I/O n° 51 [Édito] Histoire d’une théodicée contemporaine

Imaginons que le théâtre soit la simple monstration d’un aujourd’hui à des gens d’ici. Alors la danse ne serait-elle pas le cri d’injustice poussé aux dieux par ceux qui n’en ont pas supporté la vision ? Il y a en tout cas de cela chez François Chaignaud et Cecilia Bengolea. Chez eux, mais aussi dans toute l’histoire de la danse, tant semble couler dans les veines de ceux qui la pratiquent le sang du divin paradigme tragique hégélien. Comme si le plateau était un des derniers endroits où la figure du coupable innocent pouvait encore s’affirmer. Un lieu où « l’homme tel qu’il aurait dû être » dont nous parle Gitta Sereny n’existe pas.
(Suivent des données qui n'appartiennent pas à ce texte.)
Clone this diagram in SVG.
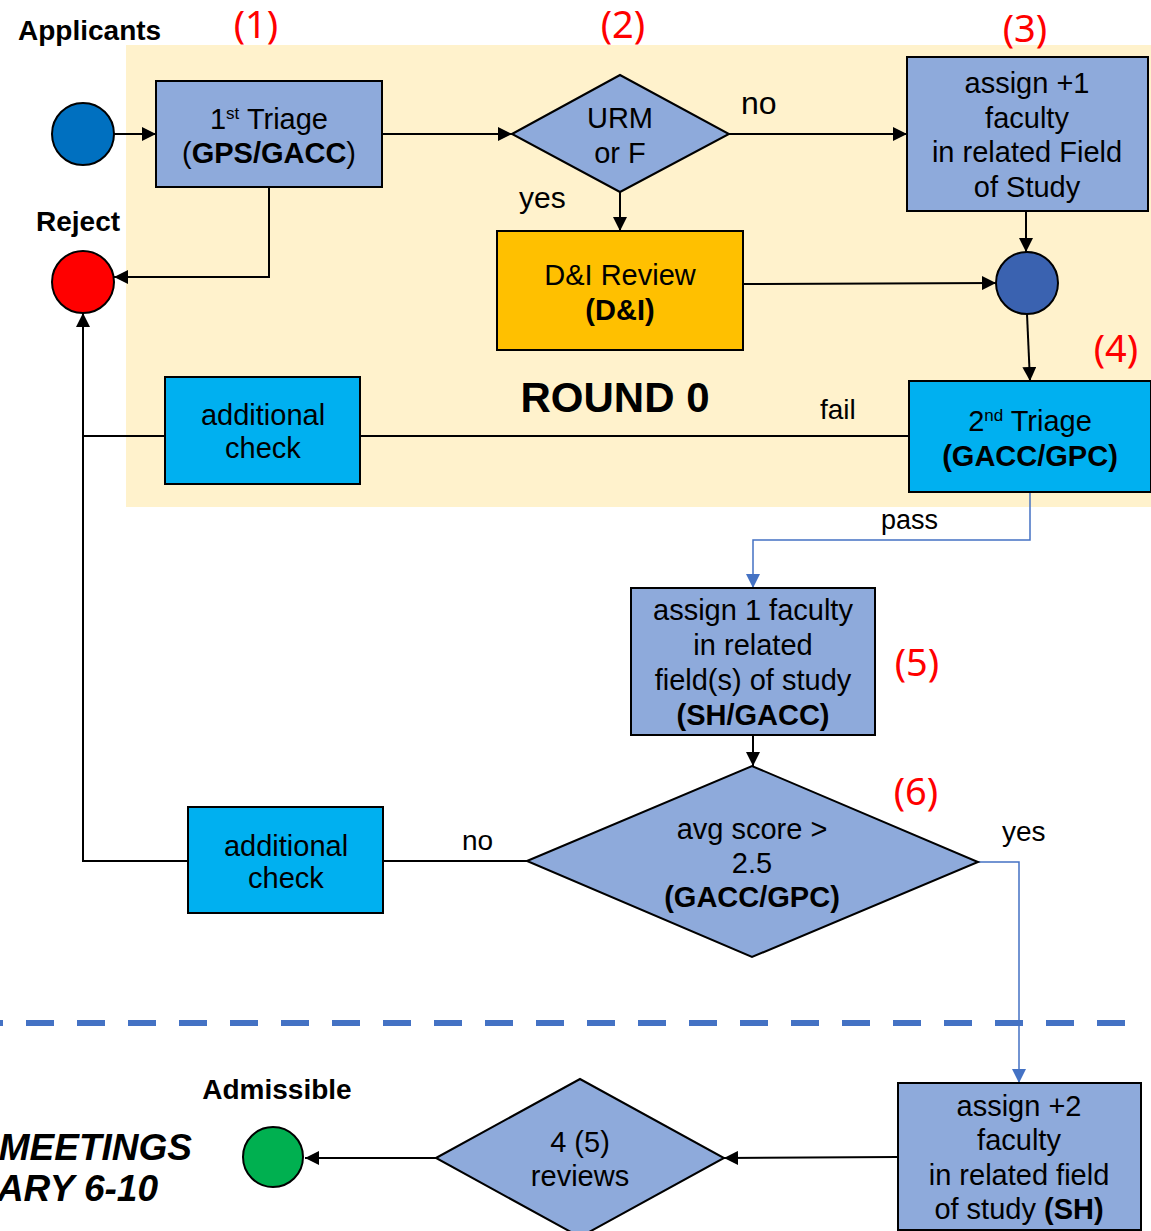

Ainsi dévêtu de ses obligations, le corps de celui qui danse devient la plage où vient mourir la dialectique de l’aveu et de la culpabilité, en même temps que s’installent en lui le bien et le mal, entraînant de facto un dialogue d’égal à égal avec le divin. De là à imaginer le chorégraphe revêtu des habits du juge de nos théodicées contemporaines, il n’y a qu’un pas. Mais assis sur les ravins de la médiocre autoroute des binarités que le monde décide d’inscrire entre les éléments, ne serait-il pas sérieusement le seul capable de juger non plus de notre culpabilité, mais de celle de Dieu ? Une question à laquelle il serait bien aisé de répondre un grand « oui », si I/O Gazette n’existait pas. Car en offrant à vos yeux la possibilité de nourrir votre âme de la pluralité des regards du monde, c’est aussi un peu à l’autoroute des binarités que nous essayons de vous faire échapper.